Rarezas humanas como esta (que una imagen nos entristezca, nos excite, nos invite a la devoción) indican cuán vulnerables somos todos ante las imágenes esculpidas, talladas, pintadas o fotografiadas. Algunos tienen en su cuarto fotos de los nietos, afiches de Fidel Castro, imágenes de la Virgen María o de San José, un Corazón de Jesús, un Buda sentado, un galán de cine, un crucifijo sin crucificado, un equipo de fútbol, un retrato de Darwin o de Virginia Woolf. Las religiones iconoclastas (el islam, el judaísmo, algunas ramas del protestantismo) condenan toda representación de lo sagrado y a veces, incluso, de lo humano o del mundo natural.

Los iconoclastas, aquellos que abogan por la destrucción de todas las imágenes sagradas (y a veces incluso de las no sagradas), en su acto de destrucción reconocen el significado y el sentimiento de admiración (y hasta de adoración) que esos íconos pueden despertar en otros. Venerar una imagen, dicen (basados en textos sagrados), es una forma de idolatría. Para ellos “todas las imágenes religiosas que no son de nuestra fe son ídolos; y todas las imágenes de nuestra fe son íconos que hay que venerar”. Si yo destruyo con un cincel un trozo de caligrafía o de decoración en la cornisa de una mezquita, estoy cometiendo un tipo de iconoclastia y además un sacrilegio.
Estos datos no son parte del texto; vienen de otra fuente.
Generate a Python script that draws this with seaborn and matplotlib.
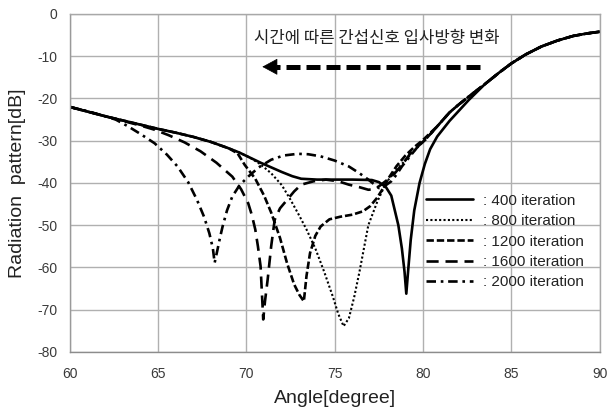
import matplotlib
matplotlib.use("Agg")
import matplotlib.pyplot as plt
import seaborn as sns
import pandas as pd

# ---- data ----
left_x = [60, 61, 62, 63, 64, 65, 66, 67, 68, 69]
left_y = [-22, -23.1, -24.2, -25.2, -26.2, -27.2, -28.1, -29.1, -30.3, -31.8]
right_x = [83.5, 84.3, 85.0, 85.8, 86.7, 87.6, 88.5, 89.3, 90.0]
right_y = [-16.6, -13.9, -11.7, -9.6, -7.7, -6.3, -5.2, -4.6, -4.2]
mid_x = [80.8, 81.5, 82.0, 82.6]          # merging segment of the later curves
mid_y = [-26.6, -23.3, -21.5, -19.5]

x400 = left_x + [69.6, 70.2, 70.8, 71.4, 72.0, 72.6, 73.1, 74.0, 75.0, 76.0, 77.1, 77.5, 77.9, 78.2,
                 78.6, 78.8, 78.95, 79.05, 79.15, 79.3, 79.5, 79.8, 80.1, 80.4, 80.8, 81.5, 82.6] + right_x
y400 = left_y + [-32.8, -34.0, -35.2, -36.3, -37.4, -38.4, -39.0, -39.2, -39.2, -39.2, -39.3, -39.8, -41.0, -43.0,
                 -50.0, -55.5, -61.0, -66.2, -61.0, -53.5, -46.5, -40.0, -35.5, -32.0, -29.0, -25.3, -20.3] + right_y

x800 = left_x + [69.6, 70.2, 70.8, 71.4, 72.0, 72.5, 73.0, 73.4, 73.9, 74.4, 74.9, 75.2, 75.5, 75.8,
                 76.1, 76.4, 76.9, 77.4, 77.9, 78.4, 78.8, 79.3, 79.7, 80.1] + mid_x + right_x
y800 = left_y + [-32.8, -34.0, -35.6, -37.7, -40.5, -44.0, -47.8, -51.0, -55.5, -61.0, -67.0, -71.0, -73.9, -72.0,
                 -67.0, -61.0, -50.0, -44.5, -40.0, -37.3, -35.5, -33.3, -31.5, -29.8] + mid_y + right_y

x1200 = left_x + [69.5, 69.9, 70.5, 71.0, 71.4, 71.9, 72.3, 72.7, 73.0, 73.25, 73.4, 73.6, 73.9, 74.2,
                  74.7, 75.3, 76.0, 76.6, 77.0, 77.4, 77.7, 78.1, 78.5, 79.0, 79.5, 80.0] + mid_x + right_x
y1200 = left_y + [-33.0, -35.7, -39.0, -43.0, -47.0, -53.0, -59.0, -64.0, -66.5, -68.0, -62.0, -56.6, -52.5, -50.3,
                  -48.6, -48.0, -47.5, -46.7, -45.5, -43.5, -41.5, -38.5, -36.0, -33.5, -31.5, -29.8] + mid_y + right_y

x1600 = [60, 61, 62, 63, 64, 64.8, 65.6, 66.5, 67.4, 68.3, 69.2, 69.7, 70.1, 70.3, 70.5, 70.65, 70.8, 70.95,
         71.05, 71.2, 71.4, 71.6, 71.9, 72.3, 72.7, 73.1, 73.8, 74.5, 75.2, 75.8, 76.4, 76.9, 77.2, 77.5,
         77.9, 78.4, 78.9, 79.3, 79.8, 80.2] + mid_x + right_x
y1600 = [-22, -23.1, -24.2, -25.3, -26.4, -27.4, -28.7, -30.4, -32.5, -35.2, -38.5, -41.5, -44.8, -47.5, -51.0,
         -55.0, -59.7, -72.3, -68.0, -62.9, -55.0, -48.7, -46.0, -44.0, -42.0, -40.4, -39.6, -39.2, -39.6,
         -40.4, -41.0, -41.6, -41.5, -40.8, -39.5, -37.7, -35.2, -32.9, -31.0, -29.5] + mid_y + right_y

x2000 = [60, 61, 62, 62.6, 63.3, 64.0, 64.8, 65.5, 66.1, 66.7, 67.2, 67.6, 67.9, 68.1, 68.2, 68.35, 68.5,
         68.65, 68.9, 69.2, 69.6, 70.1, 70.7, 71.4, 72.1, 72.9, 73.5, 74.2, 75.0, 75.8, 76.4, 76.9, 77.2,
         77.5, 77.8, 78.2, 78.5, 78.8, 79.2, 79.7, 80.2] + mid_x + right_x
y2000 = [-22, -23.0, -24.2, -25.0, -26.6, -28.4, -30.6, -33.3, -36.1, -39.8, -44.0, -48.0, -51.9, -55.5, -58.9,
         -56.0, -53.0, -50.3, -46.5, -43.2, -40.6, -38.5, -36.3, -34.5, -33.5, -33.1, -33.2, -33.7, -34.7,
         -36.1, -37.7, -39.2, -40.2, -41.2, -40.8, -39.6, -38.0, -36.1, -34.0, -31.4, -29.4] + mid_y + right_y

series_labels = [": 400 iteration", ": 800 iteration", ": 1200 iteration", ": 1600 iteration", ": 2000 iteration"]
series_x = [x400, x800, x1200, x1600, x2000]
series_y = [y400, y800, y1200, y1600, y2000]

x_ticks = [60, 65, 70, 75, 80, 85, 90]
y_ticks = [0, -10, -20, -30, -40, -50, -60, -70, -80]
annotation = "시간에 따른 간섭신호 입사방향 변화"
x_label = "Angle[degree]"
y_label = "Radiation  pattern[dB]"

# ---- styles ----
styles = [
    dict(linestyle="-", linewidth=1.9),
    dict(linestyle=(0, (1, 1.1)), linewidth=1.5),
    dict(linestyle=(0, (2.8, 1.1)), linewidth=1.9),
    dict(linestyle=(0, (4.6, 2.6)), linewidth=1.9),
    dict(linestyle=(0, (3.6, 1.8, 1, 1.8)), linewidth=1.9),
]

sns.set_theme(style="white")
plt.rcParams["font.family"] = ["Liberation Sans", "Noto Sans CJK KR", "DejaVu Sans"]
plt.rcParams["axes.unicode_minus"] = False

fig = plt.figure(figsize=(6.07, 4.11), dpi=100)
ax = fig.add_axes([0.115, 0.1436, 0.873, 0.8224])

frames = []
for lab, xs, ys in zip(series_labels, series_x, series_y):
    frames.append(pd.DataFrame({"angle": xs, "db": ys, "series": lab}))
df = pd.concat(frames, ignore_index=True)

for lab, st in zip(series_labels, styles):
    sub = df[df["series"] == lab]
    sns.lineplot(data=sub, x="angle", y="db", ax=ax, color="black", sort=False,
                 estimator=None, label=lab, **st)

ax.set_xlim(60, 90)
ax.set_ylim(-80, 0)
ax.set_xticks(x_ticks)
ax.set_yticks(y_ticks)
ax.grid(True, color="#b0b0b0", linewidth=1.0)
ax.set_axisbelow(True)
for sp in ax.spines.values():
    sp.set_color("#a8a8a8")
    sp.set_linewidth(1.0)
ax.spines["bottom"].set_color("#8c8c8c")
ax.spines["left"].set_color("#9a9a9a")
ax.tick_params(axis="both", length=3, color="#a8a8a8", labelsize=10, labelcolor="#3a3a3a")
ax.tick_params(axis="x", pad=8)
ax.tick_params(axis="y", pad=6)
ax.set_xlabel(x_label, fontsize=14, color="#222222", labelpad=6)
ax.set_ylabel(y_label, fontsize=14, color="#222222", labelpad=8)

ax.text(77.4, -5.7, annotation, ha="center", va="center", fontsize=12,
        family=["Noto Sans CJK KR", "DejaVu Sans"], color="#222222")

# dashed arrow
ax.plot([83.2, 71.7], [-12.5, -12.5], color="black", linewidth=3.6, linestyle=(0, (2.8, 1.2)),
        dash_capstyle="butt")
ax.annotate("", xy=(70.9, -12.5), xytext=(71.9, -12.5),
            arrowprops=dict(arrowstyle="-|>,head_length=0.5,head_width=0.27", mutation_scale=20,
                            color="black", lw=0.5, shrinkA=0, shrinkB=0))

leg = ax.legend(loc="upper left", bbox_to_anchor=(0.672, 0.468), frameon=False, fontsize=11,
                handlelength=3.1, handletextpad=0.65, labelspacing=0.42, borderaxespad=0, borderpad=0)
for t in leg.get_texts():
    t.set_color("#222222")

fig.savefig("out.png", dpi=100)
Después del incendio de parte de la basílica de Notre Dame, fuera de un sentimiento mayoritario de pesadumbre y desolación, aparecieron también aquí los iconoclastas. Al lamentar por Twitter esta calamidad, muchos tuiteros de esos que viven furiosos por todo me contestaron que a ellos les importaba un chorizo que se derrumbaran unas sucias piedras. Columnistas menos anónimos también se regodearon en su gusto pequeñoburgués de epatar y escribieron bobadas como que la basílica merecía arder por ser “una compilación perfecta de las infamias de la Iglesia católica”. Los talibanes de la pluma creen todavía que poner la palabra “hijueputa” en un título, tirar por la ventana una estatua de la virgen, o quemar un retrato del papa son actos muy escandalosos que los exponen a arder en el patíbulo de los herejes, cuando lo único que en realidad consiguen, y en el fondo quieren, es echarle un tronquito de leña más a la hoguera de su vanidad.
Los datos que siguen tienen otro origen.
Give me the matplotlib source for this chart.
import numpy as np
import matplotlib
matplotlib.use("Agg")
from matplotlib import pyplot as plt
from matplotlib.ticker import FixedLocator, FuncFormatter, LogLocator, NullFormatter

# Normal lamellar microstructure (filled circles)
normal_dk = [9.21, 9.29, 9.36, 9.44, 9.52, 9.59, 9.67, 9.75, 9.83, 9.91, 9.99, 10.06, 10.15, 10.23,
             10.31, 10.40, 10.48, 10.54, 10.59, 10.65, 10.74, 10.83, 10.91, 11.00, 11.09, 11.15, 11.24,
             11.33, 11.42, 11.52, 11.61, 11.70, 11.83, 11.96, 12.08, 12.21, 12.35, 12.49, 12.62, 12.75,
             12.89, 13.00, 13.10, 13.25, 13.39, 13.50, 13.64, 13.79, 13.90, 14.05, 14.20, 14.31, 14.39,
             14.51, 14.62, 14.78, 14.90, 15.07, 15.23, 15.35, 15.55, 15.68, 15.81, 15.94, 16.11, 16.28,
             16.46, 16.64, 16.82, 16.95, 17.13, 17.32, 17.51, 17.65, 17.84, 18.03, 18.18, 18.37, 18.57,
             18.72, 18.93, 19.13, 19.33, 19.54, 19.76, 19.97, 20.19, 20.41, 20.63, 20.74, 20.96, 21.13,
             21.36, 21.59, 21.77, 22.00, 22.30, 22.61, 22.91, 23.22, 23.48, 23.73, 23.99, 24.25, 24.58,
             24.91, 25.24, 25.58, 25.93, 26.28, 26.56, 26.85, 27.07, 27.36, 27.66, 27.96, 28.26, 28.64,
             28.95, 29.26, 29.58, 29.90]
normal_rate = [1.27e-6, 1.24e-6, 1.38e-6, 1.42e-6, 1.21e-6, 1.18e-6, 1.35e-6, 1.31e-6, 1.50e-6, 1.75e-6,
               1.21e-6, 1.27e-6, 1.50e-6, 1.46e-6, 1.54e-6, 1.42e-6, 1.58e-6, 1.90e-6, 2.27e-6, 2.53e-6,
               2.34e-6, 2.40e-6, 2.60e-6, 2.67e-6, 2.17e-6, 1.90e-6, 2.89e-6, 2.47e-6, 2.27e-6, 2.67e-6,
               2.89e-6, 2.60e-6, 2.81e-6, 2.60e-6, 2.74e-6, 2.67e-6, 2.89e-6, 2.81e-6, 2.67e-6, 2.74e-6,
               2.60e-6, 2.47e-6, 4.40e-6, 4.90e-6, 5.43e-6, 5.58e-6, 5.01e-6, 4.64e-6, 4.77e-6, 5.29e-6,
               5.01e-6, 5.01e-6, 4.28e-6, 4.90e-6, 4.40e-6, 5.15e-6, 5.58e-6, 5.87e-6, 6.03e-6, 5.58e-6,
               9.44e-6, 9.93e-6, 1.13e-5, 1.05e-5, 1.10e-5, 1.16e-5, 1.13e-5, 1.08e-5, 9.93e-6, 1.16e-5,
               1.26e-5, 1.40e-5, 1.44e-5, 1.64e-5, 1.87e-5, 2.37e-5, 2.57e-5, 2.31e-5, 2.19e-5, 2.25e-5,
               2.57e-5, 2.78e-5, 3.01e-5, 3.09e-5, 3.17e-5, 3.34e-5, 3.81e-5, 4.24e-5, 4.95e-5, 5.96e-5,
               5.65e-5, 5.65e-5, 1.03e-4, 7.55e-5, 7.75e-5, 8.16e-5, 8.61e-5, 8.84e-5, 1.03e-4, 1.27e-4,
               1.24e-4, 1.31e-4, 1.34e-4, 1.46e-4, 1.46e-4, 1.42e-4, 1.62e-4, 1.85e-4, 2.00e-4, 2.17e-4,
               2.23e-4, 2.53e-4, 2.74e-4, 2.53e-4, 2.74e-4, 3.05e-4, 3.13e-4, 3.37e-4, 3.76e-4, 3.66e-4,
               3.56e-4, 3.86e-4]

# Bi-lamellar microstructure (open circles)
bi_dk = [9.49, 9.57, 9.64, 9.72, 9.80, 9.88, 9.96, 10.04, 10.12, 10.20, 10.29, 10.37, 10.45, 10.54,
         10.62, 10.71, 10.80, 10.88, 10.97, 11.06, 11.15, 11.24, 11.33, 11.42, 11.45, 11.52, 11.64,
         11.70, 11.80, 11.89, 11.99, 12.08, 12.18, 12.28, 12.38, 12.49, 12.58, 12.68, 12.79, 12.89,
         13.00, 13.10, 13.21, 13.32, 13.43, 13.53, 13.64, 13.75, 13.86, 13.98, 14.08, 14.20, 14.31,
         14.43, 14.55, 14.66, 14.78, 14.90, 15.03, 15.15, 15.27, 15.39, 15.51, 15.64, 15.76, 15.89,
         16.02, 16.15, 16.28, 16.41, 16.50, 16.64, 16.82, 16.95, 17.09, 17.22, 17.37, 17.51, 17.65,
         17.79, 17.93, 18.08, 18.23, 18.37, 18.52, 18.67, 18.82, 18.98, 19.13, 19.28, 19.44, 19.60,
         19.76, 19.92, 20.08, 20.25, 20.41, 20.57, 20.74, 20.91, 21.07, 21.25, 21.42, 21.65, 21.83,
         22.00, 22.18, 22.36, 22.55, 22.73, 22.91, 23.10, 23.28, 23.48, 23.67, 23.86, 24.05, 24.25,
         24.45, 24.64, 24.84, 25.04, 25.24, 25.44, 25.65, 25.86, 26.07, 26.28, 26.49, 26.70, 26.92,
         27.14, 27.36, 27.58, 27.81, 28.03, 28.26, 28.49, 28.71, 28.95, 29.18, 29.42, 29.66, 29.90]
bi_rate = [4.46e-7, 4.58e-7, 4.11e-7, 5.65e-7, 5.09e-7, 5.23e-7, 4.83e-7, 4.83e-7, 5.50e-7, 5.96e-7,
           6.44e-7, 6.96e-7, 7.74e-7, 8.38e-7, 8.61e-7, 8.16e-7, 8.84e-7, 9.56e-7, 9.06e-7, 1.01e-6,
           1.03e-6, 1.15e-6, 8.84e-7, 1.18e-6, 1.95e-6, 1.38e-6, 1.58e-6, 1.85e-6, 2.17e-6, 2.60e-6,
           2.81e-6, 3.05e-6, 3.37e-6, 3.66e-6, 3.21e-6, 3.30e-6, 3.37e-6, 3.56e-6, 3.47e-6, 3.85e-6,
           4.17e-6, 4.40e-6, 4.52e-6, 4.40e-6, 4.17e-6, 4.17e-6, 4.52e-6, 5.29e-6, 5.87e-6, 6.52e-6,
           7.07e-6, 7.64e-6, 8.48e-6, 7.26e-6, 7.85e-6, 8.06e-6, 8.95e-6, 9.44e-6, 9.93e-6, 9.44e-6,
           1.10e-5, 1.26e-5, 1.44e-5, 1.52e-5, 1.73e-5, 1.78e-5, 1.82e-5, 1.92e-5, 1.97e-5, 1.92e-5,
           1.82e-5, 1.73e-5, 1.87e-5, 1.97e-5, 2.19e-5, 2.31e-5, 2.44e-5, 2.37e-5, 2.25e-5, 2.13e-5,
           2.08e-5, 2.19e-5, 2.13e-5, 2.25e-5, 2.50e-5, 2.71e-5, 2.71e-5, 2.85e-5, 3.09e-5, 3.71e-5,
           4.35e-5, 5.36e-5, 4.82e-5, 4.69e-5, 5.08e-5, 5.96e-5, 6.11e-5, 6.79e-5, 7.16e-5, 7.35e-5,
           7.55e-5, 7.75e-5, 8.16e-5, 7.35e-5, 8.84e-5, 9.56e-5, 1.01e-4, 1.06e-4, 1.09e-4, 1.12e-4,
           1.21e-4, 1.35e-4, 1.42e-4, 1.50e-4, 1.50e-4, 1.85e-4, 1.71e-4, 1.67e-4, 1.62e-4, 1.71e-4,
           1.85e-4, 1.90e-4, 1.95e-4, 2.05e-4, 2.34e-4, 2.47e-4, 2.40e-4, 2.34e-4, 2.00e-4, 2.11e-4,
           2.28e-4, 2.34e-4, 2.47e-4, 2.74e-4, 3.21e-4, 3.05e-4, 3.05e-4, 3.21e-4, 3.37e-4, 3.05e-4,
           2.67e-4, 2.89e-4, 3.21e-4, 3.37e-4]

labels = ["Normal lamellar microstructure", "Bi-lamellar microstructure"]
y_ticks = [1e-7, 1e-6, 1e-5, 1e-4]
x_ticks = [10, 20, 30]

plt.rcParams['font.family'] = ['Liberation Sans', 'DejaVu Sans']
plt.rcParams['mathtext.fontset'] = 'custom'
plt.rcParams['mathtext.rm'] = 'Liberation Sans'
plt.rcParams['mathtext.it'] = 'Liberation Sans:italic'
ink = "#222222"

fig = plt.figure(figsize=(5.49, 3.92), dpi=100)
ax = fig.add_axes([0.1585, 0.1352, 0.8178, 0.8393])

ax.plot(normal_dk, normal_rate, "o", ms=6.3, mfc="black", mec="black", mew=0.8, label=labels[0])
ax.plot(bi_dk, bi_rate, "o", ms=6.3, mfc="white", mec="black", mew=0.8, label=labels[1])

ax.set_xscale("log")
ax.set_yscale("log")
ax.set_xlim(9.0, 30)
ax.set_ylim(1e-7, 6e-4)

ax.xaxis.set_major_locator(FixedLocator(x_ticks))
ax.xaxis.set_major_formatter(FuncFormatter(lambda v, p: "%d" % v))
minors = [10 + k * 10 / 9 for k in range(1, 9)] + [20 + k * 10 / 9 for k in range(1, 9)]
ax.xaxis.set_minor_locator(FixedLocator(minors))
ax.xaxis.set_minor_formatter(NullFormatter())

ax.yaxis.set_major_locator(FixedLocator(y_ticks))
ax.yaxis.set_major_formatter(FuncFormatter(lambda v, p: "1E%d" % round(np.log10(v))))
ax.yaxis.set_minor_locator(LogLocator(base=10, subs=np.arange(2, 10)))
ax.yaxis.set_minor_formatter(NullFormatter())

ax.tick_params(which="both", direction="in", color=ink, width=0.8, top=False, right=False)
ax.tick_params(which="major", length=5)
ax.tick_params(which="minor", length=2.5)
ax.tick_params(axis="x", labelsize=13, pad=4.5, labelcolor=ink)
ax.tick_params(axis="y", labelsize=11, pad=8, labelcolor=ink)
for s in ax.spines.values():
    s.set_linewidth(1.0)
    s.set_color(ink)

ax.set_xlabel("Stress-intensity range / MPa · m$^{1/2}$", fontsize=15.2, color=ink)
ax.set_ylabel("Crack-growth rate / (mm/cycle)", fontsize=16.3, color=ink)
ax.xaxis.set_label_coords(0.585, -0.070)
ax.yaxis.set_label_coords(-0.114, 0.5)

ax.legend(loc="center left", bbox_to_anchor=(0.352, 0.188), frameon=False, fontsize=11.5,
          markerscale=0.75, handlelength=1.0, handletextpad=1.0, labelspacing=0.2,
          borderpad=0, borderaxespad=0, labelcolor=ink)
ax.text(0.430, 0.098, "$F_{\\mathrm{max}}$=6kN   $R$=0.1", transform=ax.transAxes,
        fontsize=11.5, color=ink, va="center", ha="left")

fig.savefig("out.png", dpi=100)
Es iconoclastia quitar una estatua de Cristóbal Colón en una plaza de California o eliminar de México todos los retratos de Hernán Cortés salvo alguno grotesco de los grandes muralistas. Sería iconoclasta blanquear el Che Guevara del paredón del auditorio de la Universidad Nacional. Fue iconoclasta defenestrar a Stalin y a Lenin de algunas partes de Europa Oriental. Es iconoclasta odiar siempre y en todo lugar las expresiones visuales de los grafiteros. Muchos, según el personaje y su ideología o religión, gozan con algunas defenestraciones y se ofenden con otras. En toda esta manía iconoclasta, no falta quien celebre que dinamiten budas milenarios o que se queme una de las basílicas góticas más sublimes de la cristiandad.

La discordia, decía Voltaire, es la gran peste del ser humano. Es imposible ponernos de acuerdo. Lo que unos quieren quemar o romper, otros lo quieren adorar. La única solución, decía Voltaire, es la tolerancia. Está bien que algunos erijan templos o imágenes a lo que quieran; y bien que otros adoren lo abstracto y sin imágenes. A los que creemos que hay espacio para todos, nos tildan de tibios. Quizá porque no idolatramos ni tampoco defenestramos.